Is Your Procurement Strategy Hurting Your Business Strategy?
Your business is no doubt driven by strategy.
So is your procurement.
But do your business and procurement strategies align? Or is your procurement strategy hurting your business strategy?
In my last blog post, I highlighted the fact that defining procurement savings can be a murky task.
However, despite this fact, it’s still safe to say that most procurement “strategies” boil down to cost-cutting.
In fairness, not all these strategies focus on black and white “cost savings”. Some are careful to ensure that cost savings are only incurred when they won’t negatively affect quality, quantity, or timeframes. Others look at long-term savings rather than focusing only on the short-term. And several consider costs and savings in terms of the ultimate outcome, rather than an individual product or service.
Nevertheless, most procurement strategies focus on cutting costs.
Which wouldn’t be a problem, except that this rarely aligns with most business strategies. And that’s a problem.
Generally speaking, most businesses employ one of four standard business strategies:
- cost leadership
- low cost focus
- differentiation focus
Cost leadership involves being the low cost producer of a product or service in your industry. You then sell that product or service at average prices (and make a bigger profit than your competitors), or below-average prices (still making a profit, but gaining greater market share).
Differentiation is about developing a product or service that is unique or has unique features in comparison to those offered by your competitors. The selling point is the uniqueness, and this value-add often allows you to charge extra.

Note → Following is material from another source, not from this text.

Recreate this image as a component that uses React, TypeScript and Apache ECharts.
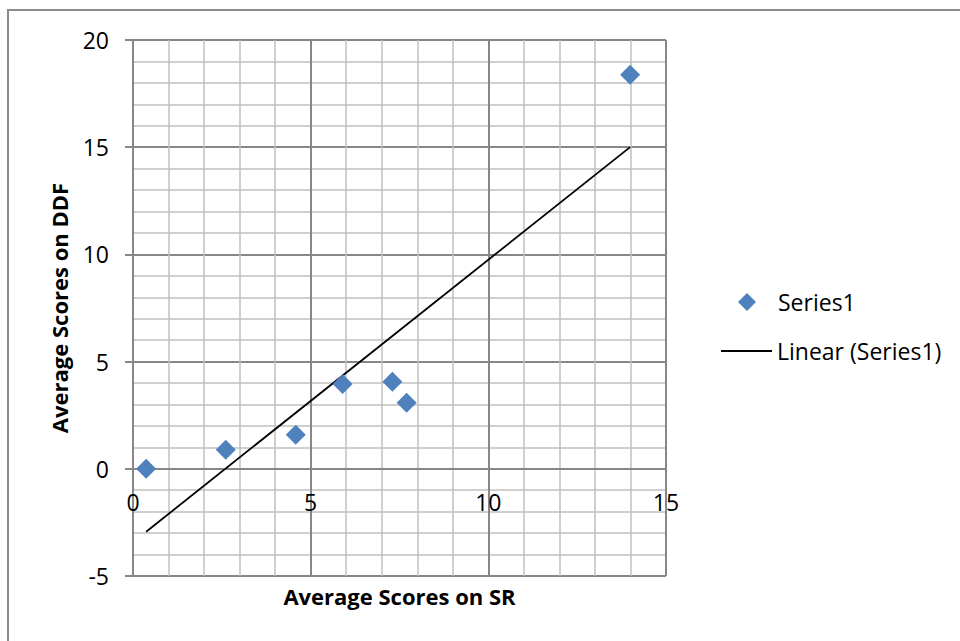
import React, { useEffect, useRef } from "react";
import * as echarts from "echarts";

const srScores = [0.37, 2.61, 4.58, 5.9, 7.3, 7.7, 13.99];
const ddfScores = [0, 0.89, 1.59, 3.96, 4.06, 3.08, 18.38];
const xTicks = [0, 15, 5];
const yTicks = [-5, 20, 5];
const seriesName = "Series1";
const trendName = "Linear (Series1)";

function linearFit(xs: number[], ys: number[]) {
  const n = xs.length;
  const mx = xs.reduce((a, b) => a + b, 0) / n;
  const my = ys.reduce((a, b) => a + b, 0) / n;
  let sxy = 0;
  let sxx = 0;
  for (let i = 0; i < n; i++) {
    sxy += (xs[i] - mx) * (ys[i] - my);
    sxx += (xs[i] - mx) * (xs[i] - mx);
  }
  const slope = sxy / sxx;
  const intercept = my - slope * mx;
  return { slope, intercept };
}

const GRID_TOP = 40;
const GRID_BOTTOM = 65;
const CHART_H = 641;

export default function App() {
  const ref = useRef<HTMLDivElement>(null);
  useEffect(() => {
    document.body.style.margin = "0";
    const chart = echarts.init(ref.current!, null, { renderer: "svg" });
    const { slope, intercept } = linearFit(srScores, ddfScores);
    const x0 = Math.min(...srScores);
    const x1 = Math.max(...srScores);
    const trend = [
      [x0, slope * x0 + intercept],
      [x1, slope * x1 + intercept],
    ];
    const font = "'Open Sans', 'Noto Sans', sans-serif";
    const major = "#878787";
    const minor = "#c0c0c0";
    const gridH = CHART_H - GRID_TOP - GRID_BOTTOM;
    // place the x axis where y = 0 (axis crosses at zero)
    const zeroOffset = -gridH * (0 - yTicks[0]) / (yTicks[1] - yTicks[0]);
    chart.setOption({
      animation: false,
      backgroundColor: "#ffffff",
      textStyle: { fontFamily: font },
      graphic: [
        {
          type: "rect",
          shape: { x: 8, y: 10, width: 1000, height: 700 },
          style: { fill: "none", stroke: "#8c8c8c", lineWidth: 2 },
          silent: true,
          z: -1,
        },
      ],
      grid: {
        left: 133,
        top: GRID_TOP,
        right: 294,
        bottom: GRID_BOTTOM,
        containLabel: false,
        outerBoundsMode: "none",
      },
      legend: [
        {
          data: [{ name: seriesName, icon: "diamond", itemStyle: { color: "#4f81bd", opacity: 1 } }],
          orient: "vertical",
          left: 733,
          top: 283,
          itemWidth: 18,
          itemHeight: 18,
          textStyle: { fontFamily: font, fontSize: 23, color: "#000", padding: [0, 0, 0, 17], lineHeight: 28 },
        },
        {
          data: [{ name: trendName, icon: "rect", itemStyle: { color: "#000" } }],
          orient: "vertical",
          left: 716,
          top: 332,
          itemWidth: 51,
          itemHeight: 2,
          textStyle: { fontFamily: font, fontSize: 23, color: "#000", lineHeight: 28 },
        },
      ],
      xAxis: {
        type: "value",
        min: xTicks[0],
        max: xTicks[1],
        interval: xTicks[2],
        offset: zeroOffset,
        name: "Average Scores on SR",
        nameLocation: "middle",
        nameGap: 116,
        nameTextStyle: { fontFamily: font, fontSize: 22, fontWeight: "bold", color: "#000" },
        axisLine: { show: true, onZero: false, lineStyle: { color: major, width: 2 } },
        axisTick: { show: false },
        axisLabel: { fontFamily: font, fontSize: 23, color: "#000", margin: 22 },
        splitLine: { show: true, lineStyle: { color: major, width: 2 } },
        minorTick: { show: false, splitNumber: 5 },
        minorSplitLine: { show: true, lineStyle: { color: minor, width: 1.5 } },
      },
      yAxis: {
        type: "value",
        min: yTicks[0],
        max: yTicks[1],
        interval: yTicks[2],
        name: "Average Scores on DDF",
        nameLocation: "middle",
        nameGap: 63,
        nameRotate: 90,
        nameTextStyle: { fontFamily: font, fontSize: 22, fontWeight: "bold", color: "#000" },
        axisLine: { show: true, onZero: false, lineStyle: { color: major, width: 2 } },
        axisTick: { show: true, inside: false, length: 8, lineStyle: { color: major, width: 2 } },
        axisLabel: { fontFamily: font, fontSize: 23, color: "#000", margin: 24 },
        splitLine: { show: true, lineStyle: { color: major, width: 2 } },
        minorTick: { show: false, splitNumber: 5 },
        minorSplitLine: { show: true, lineStyle: { color: minor, width: 1.5 } },
      },
      series: [
        {
          name: seriesName,
          type: "scatter",
          symbol: "diamond",
          symbolSize: 20,
          itemStyle: { color: "#4f81bd", opacity: 1 },
          data: srScores.map((x, i) => [x, ddfScores[i]]),
          z: 3,
        },
        {
          name: trendName,
          type: "line",
          symbol: "none",
          showSymbol: false,
          lineStyle: { color: "#000", width: 1.8 },
          itemStyle: { color: "#000" },
          data: trend,
          z: 2,
        },
      ],
    });
    return () => chart.dispose();
  }, []);
  return <div ref={ref} style={{ position: "fixed", left: 0, top: 0, width: 960, height: 641 }} />;
}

Low cost focus involves focusing on a narrow segment of the market, and marketing based on price in that segment. Once again, it involves being a low cost producer, and/or being willing to sacrifice profits for greater market share.
Differentiation focus also focuses on a narrow segment of the market. But this is about marketing based on unique features, not price.
Do They Align: Cost Strategies
Cost-based procurement strategies do align with cost leadership and low cost focus business strategies. In such a case, your procurement strategy won’t hurt your business strategy, per se.
But that doesn’t mean that all is well.
Because chances are that in this scenario, your procurement strategy may be hurting your business.
Cost leadership and low cost focus rarely represent a sustainable competitive advantage in business. After all, your competitors will almost always be able to lower their prices too. Any cost advantage is therefore generally only achievable short-term. It won’t be long before everyone’s doing it. Which means it won’t be a competitive advantage for long.
Do They Align: Differentiation Strategies
On the other hand, a procurement strategy based on cost savings rarely aligns with a business strategy based on differentiation or differentiation focus.
Such a procurement strategy will ultimately hurt and hinder the business strategy, because differentiation and differentiation focus are not achieved through cost cutting. In fact, they may even require greater spending.
Of course, you can make up for this higher procurement cost through a premium price at the point of sale. But this means you need to take a long-term approach to procurement, and change your focus from cost cutting, to quality and delivering a better product to your end user.
There are two key “take-aways” from this.
To begin with, your business will only thrive if your procurement strategy and your business strategy are aligned. It’s also important to remember that your business strategy needs to drive your procurement strategy, not vice versa.
The second “take-away” is that cost-based business strategies are rarely competitive, at least not long-term. If your business and procurement strategies both focus on cost, it’s time to consider changing them to help your business become more competitive in the marketplace. Obviously, both strategies must still align with one another after the change.